### Task
All of the data should be output character for character, except the pictures.

### Recorded information
____
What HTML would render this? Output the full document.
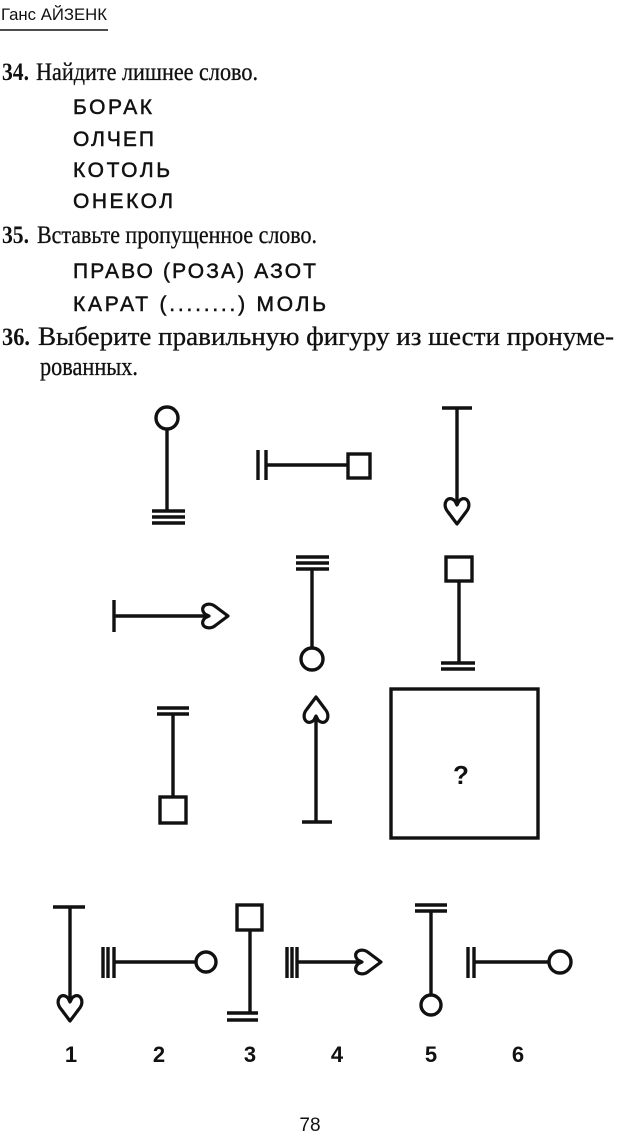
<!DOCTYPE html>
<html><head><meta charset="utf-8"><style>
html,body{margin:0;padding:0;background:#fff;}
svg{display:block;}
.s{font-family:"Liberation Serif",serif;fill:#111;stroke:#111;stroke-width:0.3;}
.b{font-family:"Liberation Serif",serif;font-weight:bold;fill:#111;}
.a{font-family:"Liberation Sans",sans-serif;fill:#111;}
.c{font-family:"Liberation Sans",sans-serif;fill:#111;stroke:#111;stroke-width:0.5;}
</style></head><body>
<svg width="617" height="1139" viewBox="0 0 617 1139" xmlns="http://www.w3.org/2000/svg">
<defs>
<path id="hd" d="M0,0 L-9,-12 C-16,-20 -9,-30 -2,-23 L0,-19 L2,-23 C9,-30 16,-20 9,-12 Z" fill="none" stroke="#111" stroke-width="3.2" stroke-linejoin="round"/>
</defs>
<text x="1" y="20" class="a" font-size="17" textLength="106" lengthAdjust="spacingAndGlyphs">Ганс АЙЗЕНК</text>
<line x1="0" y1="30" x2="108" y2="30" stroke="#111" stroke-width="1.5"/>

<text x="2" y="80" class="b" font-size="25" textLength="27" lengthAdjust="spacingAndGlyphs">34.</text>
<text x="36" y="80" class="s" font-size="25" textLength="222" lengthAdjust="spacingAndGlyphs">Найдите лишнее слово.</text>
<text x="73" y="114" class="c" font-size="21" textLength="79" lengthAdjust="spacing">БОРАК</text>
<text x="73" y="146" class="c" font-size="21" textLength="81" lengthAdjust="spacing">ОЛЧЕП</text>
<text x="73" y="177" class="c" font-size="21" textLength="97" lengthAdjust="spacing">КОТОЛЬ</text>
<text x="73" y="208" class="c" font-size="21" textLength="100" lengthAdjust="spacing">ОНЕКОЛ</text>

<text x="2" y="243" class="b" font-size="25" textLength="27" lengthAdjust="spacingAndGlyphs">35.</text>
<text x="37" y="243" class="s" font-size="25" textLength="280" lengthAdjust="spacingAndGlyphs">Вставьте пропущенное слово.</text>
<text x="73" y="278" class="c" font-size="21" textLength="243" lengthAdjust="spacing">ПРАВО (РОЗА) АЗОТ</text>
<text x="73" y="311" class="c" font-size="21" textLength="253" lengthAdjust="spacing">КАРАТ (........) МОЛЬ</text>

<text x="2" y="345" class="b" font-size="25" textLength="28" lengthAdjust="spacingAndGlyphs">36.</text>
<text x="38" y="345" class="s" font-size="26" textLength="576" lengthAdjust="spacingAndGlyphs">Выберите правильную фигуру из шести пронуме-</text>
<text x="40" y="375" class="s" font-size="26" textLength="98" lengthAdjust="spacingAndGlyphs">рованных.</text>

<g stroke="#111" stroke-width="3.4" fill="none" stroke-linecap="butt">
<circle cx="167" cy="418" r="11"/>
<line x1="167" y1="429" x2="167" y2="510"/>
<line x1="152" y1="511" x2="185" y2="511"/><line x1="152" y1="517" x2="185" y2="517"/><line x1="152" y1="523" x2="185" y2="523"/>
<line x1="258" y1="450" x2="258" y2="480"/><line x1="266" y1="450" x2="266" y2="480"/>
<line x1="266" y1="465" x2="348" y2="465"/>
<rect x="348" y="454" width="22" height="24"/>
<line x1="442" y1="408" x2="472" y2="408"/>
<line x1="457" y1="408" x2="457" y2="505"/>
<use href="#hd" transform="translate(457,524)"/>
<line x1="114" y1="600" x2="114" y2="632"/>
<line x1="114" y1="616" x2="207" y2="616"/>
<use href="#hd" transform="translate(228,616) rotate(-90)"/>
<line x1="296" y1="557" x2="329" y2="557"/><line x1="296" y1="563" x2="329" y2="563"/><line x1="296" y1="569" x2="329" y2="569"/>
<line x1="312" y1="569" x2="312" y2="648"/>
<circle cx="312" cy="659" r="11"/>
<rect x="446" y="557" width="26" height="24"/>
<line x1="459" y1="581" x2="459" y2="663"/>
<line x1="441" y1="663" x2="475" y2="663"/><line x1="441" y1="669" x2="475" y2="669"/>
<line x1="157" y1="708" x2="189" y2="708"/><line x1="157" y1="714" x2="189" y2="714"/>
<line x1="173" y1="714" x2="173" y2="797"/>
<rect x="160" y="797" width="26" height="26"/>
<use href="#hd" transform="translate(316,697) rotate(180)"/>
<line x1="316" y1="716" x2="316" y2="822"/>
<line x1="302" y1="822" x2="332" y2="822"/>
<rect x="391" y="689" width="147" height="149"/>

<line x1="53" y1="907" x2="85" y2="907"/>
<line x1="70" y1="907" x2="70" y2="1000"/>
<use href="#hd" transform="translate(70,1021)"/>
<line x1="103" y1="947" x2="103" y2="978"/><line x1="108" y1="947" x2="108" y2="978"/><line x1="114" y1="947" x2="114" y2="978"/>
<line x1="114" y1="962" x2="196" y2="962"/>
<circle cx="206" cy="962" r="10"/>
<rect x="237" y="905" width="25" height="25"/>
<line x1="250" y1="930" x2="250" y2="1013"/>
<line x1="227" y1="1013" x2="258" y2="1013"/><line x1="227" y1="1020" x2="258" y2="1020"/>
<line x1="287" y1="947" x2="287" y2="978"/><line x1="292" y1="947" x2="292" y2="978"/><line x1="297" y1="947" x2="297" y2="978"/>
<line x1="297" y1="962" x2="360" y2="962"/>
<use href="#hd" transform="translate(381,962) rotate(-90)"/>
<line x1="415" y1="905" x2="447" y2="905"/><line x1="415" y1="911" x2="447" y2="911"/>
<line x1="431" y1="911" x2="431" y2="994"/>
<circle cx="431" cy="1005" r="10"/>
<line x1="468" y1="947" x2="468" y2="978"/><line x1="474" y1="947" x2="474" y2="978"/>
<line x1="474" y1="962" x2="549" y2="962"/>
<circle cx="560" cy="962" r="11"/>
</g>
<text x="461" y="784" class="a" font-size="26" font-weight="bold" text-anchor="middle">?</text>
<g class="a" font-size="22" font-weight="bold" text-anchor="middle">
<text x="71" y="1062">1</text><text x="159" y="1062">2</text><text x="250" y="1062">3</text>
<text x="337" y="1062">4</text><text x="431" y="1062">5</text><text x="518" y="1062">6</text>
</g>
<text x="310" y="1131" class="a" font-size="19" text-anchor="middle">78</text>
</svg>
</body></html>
____
### Solved problem
What HTML would render this? Output the full document.
<!DOCTYPE html>
<html><head><meta charset="utf-8"><style>
html,body{margin:0;padding:0;background:#fff;}
svg{display:block;}
.s{font-family:"Liberation Serif",serif;fill:#111;stroke:#111;stroke-width:0.3;}
.b{font-family:"Liberation Serif",serif;font-weight:bold;fill:#111;}
.a{font-family:"Liberation Sans",sans-serif;fill:#111;}
.c{font-family:"Liberation Sans",sans-serif;fill:#111;stroke:#111;stroke-width:0.5;}
</style></head><body>
<svg width="617" height="1139" viewBox="0 0 617 1139" xmlns="http://www.w3.org/2000/svg">
<defs>
<path id="hd" d="M0,0 L-9,-12 C-16,-20 -9,-30 -2,-23 L0,-19 L2,-23 C9,-30 16,-20 9,-12 Z" fill="none" stroke="#111" stroke-width="3.2" stroke-linejoin="round"/>
</defs>
<text x="1" y="20" class="a" font-size="17" textLength="106" lengthAdjust="spacingAndGlyphs">Ганс АЙЗЕНК</text>
<line x1="0" y1="30" x2="108" y2="30" stroke="#111" stroke-width="1.5"/>

<text x="2" y="80" class="b" font-size="25" textLength="27" lengthAdjust="spacingAndGlyphs">34.</text>
<text x="36" y="80" class="s" font-size="25" textLength="222" lengthAdjust="spacingAndGlyphs">Найдите лишнее слово.</text>
<text x="73" y="114" class="c" font-size="21" textLength="79" lengthAdjust="spacing">БОРАК</text>
<text x="73" y="146" class="c" font-size="21" textLength="81" lengthAdjust="spacing">ОЛЧЕП</text>
<text x="73" y="177" class="c" font-size="21" textLength="97" lengthAdjust="spacing">КОТОЛЬ</text>
<text x="73" y="208" class="c" font-size="21" textLength="100" lengthAdjust="spacing">ОНЕКОЛ</text>

<text x="2" y="243" class="b" font-size="25" textLength="27" lengthAdjust="spacingAndGlyphs">35.</text>
<text x="37" y="243" class="s" font-size="25" textLength="280" lengthAdjust="spacingAndGlyphs">Вставьте пропущенное слово.</text>
<text x="73" y="278" class="c" font-size="21" textLength="243" lengthAdjust="spacing">ПРАВО (РОЗА) АЗОТ</text>
<text x="73" y="311" class="c" font-size="21" textLength="253" lengthAdjust="spacing">КАРАТ (........) МОЛЬ</text>

<text x="2" y="345" class="b" font-size="25" textLength="28" lengthAdjust="spacingAndGlyphs">36.</text>
<text x="38" y="345" class="s" font-size="26" textLength="576" lengthAdjust="spacingAndGlyphs">Выберите правильную фигуру из шести пронуме-</text>
<text x="40" y="375" class="s" font-size="26" textLength="98" lengthAdjust="spacingAndGlyphs">рованных.</text>

<g stroke="#111" stroke-width="3.4" fill="none" stroke-linecap="butt">
<circle cx="167" cy="418" r="11"/>
<line x1="167" y1="429" x2="167" y2="510"/>
<line x1="152" y1="511" x2="185" y2="511"/><line x1="152" y1="517" x2="185" y2="517"/><line x1="152" y1="523" x2="185" y2="523"/>
<line x1="258" y1="450" x2="258" y2="480"/><line x1="266" y1="450" x2="266" y2="480"/>
<line x1="266" y1="465" x2="348" y2="465"/>
<rect x="348" y="454" width="22" height="24"/>
<line x1="442" y1="408" x2="472" y2="408"/>
<line x1="457" y1="408" x2="457" y2="505"/>
<use href="#hd" transform="translate(457,524)"/>
<line x1="114" y1="600" x2="114" y2="632"/>
<line x1="114" y1="616" x2="207" y2="616"/>
<use href="#hd" transform="translate(228,616) rotate(-90)"/>
<line x1="296" y1="557" x2="329" y2="557"/><line x1="296" y1="563" x2="329" y2="563"/><line x1="296" y1="569" x2="329" y2="569"/>
<line x1="312" y1="569" x2="312" y2="648"/>
<circle cx="312" cy="659" r="11"/>
<rect x="446" y="557" width="26" height="24"/>
<line x1="459" y1="581" x2="459" y2="663"/>
<line x1="441" y1="663" x2="475" y2="663"/><line x1="441" y1="669" x2="475" y2="669"/>
<line x1="157" y1="708" x2="189" y2="708"/><line x1="157" y1="714" x2="189" y2="714"/>
<line x1="173" y1="714" x2="173" y2="797"/>
<rect x="160" y="797" width="26" height="26"/>
<use href="#hd" transform="translate(316,697) rotate(180)"/>
<line x1="316" y1="716" x2="316" y2="822"/>
<line x1="302" y1="822" x2="332" y2="822"/>
<rect x="391" y="689" width="147" height="149"/>

<line x1="53" y1="907" x2="85" y2="907"/>
<line x1="70" y1="907" x2="70" y2="1000"/>
<use href="#hd" transform="translate(70,1021)"/>
<line x1="103" y1="947" x2="103" y2="978"/><line x1="108" y1="947" x2="108" y2="978"/><line x1="114" y1="947" x2="114" y2="978"/>
<line x1="114" y1="962" x2="196" y2="962"/>
<circle cx="206" cy="962" r="10"/>
<rect x="237" y="905" width="25" height="25"/>
<line x1="250" y1="930" x2="250" y2="1013"/>
<line x1="227" y1="1013" x2="258" y2="1013"/><line x1="227" y1="1020" x2="258" y2="1020"/>
<line x1="287" y1="947" x2="287" y2="978"/><line x1="292" y1="947" x2="292" y2="978"/><line x1="297" y1="947" x2="297" y2="978"/>
<line x1="297" y1="962" x2="360" y2="962"/>
<use href="#hd" transform="translate(381,962) rotate(-90)"/>
<line x1="415" y1="905" x2="447" y2="905"/><line x1="415" y1="911" x2="447" y2="911"/>
<line x1="431" y1="911" x2="431" y2="994"/>
<circle cx="431" cy="1005" r="10"/>
<line x1="468" y1="947" x2="468" y2="978"/><line x1="474" y1="947" x2="474" y2="978"/>
<line x1="474" y1="962" x2="549" y2="962"/>
<circle cx="560" cy="962" r="11"/>
</g>
<text x="461" y="784" class="a" font-size="26" font-weight="bold" text-anchor="middle">?</text>
<g class="a" font-size="22" font-weight="bold" text-anchor="middle">
<text x="71" y="1062">1</text><text x="159" y="1062">2</text><text x="250" y="1062">3</text>
<text x="337" y="1062">4</text><text x="431" y="1062">5</text><text x="518" y="1062">6</text>
</g>
<text x="310" y="1131" class="a" font-size="19" text-anchor="middle">78</text>
</svg>
</body></html>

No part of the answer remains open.